Diesen Prognosen zufolge könnte es im 200-köpfigen Abgeordnetenhaus sehr knappe Mehrheitsverhältnisse geben. Im Mittelpunkt des Interesses stand vor allem die Frage, ob die Sozialdemokraten rechnerisch in der Lage sind, eine Minderheitsregierung mit Duldung der Kommunisten zu bilden, oder ob die Bürgerdemokraten zusammen mit Christdemokraten und Grünen regieren können. Eine solche Dreierkoalition schien aufgrund der letzten Ergebnisse wahrscheinlicher zu sein. Theoretisch wäre natürlich auch eine große Koalition aus Bürgerdemokraten und Sozialdemokraten möglich.
Politiker besprechen erste Koalitionsvarianten
Die ersten Politikerreaktionen nach Bekanntgabe der vorläufigen Prognosen waren erwartungsgemäß zurückhaltend. Premierminister Jiri Paroubek zeigte sich zunächst optimistisch, dass seine Sozialdemokratische Partei noch zulegen kann, später machte sich in der CSSD-Parteizentrale erneut Enttäuschung breit. Die Kommunisten, die einen Verlust von ca. sechs Prozentpunkten verzeichnen dürften, glauben, dass viele ihrer Wähler diesmal den Sozialdemokraten ihre Stimme gegeben haben, um eine konservative Wende im Land zu verhindern. Die Bürgerdemokraten wollen über eine Koalition mit Christdemokraten und Grünen verhandeln, von diesen beiden Parteien kamen dazu bereits positive Signale.
Politikwissenschaftler sprechen von ungewöhnlichem Ergebnis
Politologen haben unterdessen von einem ungewöhnlichen Wahlergebnis gesprochen. Es wäre das erste Mal in der tschechischen Geschichte, dass zwei Parteien die 30-Prozent-Marke erreichen, sagte etwa der Politikwissenschaftler Tomas Lebeda. Sein Kollege Jan Bures von der Karlsuniversität Prag meinte, dass eine eventuelle Koalition von Bürgerdemokraten, Christdemokraten und Grünen mit einem knappen Mandatsvorsprung im Parlament relativ labil sein könnte. Außerdem würden die Grünen, die erstmals ins Parlament einziehen und nun sofort regieren sollen, vor einer großen Herausforderung stehen, so Bures.
Wahlergebnis mit deutlichen regionalen Unterschieden
Die Wahlergebnisse in den einzelnen Regionen Tschechiens unterscheiden sich teils recht deutlich voneinander. Tendenziell haben in den westlichen Landesteilen die Bürgerdemokraten die Nase vorn, im Osten wiederum sind meist die Sozialdemokraten stärker.
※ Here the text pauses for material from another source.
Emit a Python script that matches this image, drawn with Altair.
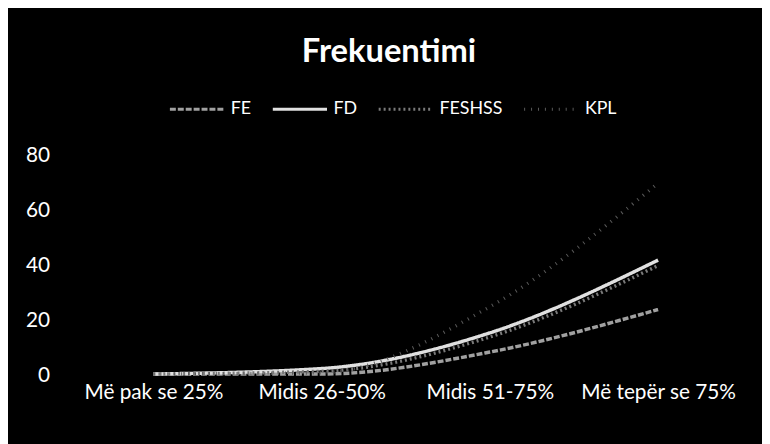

In den meisten größeren Städten, vor allem in der Hauptstadt Prag, konnten sich die Bürgerdemokraten durchsetzen, die eher eine urbane Klientel aus besser Verdienenden und Unternehmern anspricht.
Wetter
Am Sonntag ist es in Tschechien überwiegend bewölkt und regnerisch, Tageshöchsttemperaturen 11 bis 15 Grad.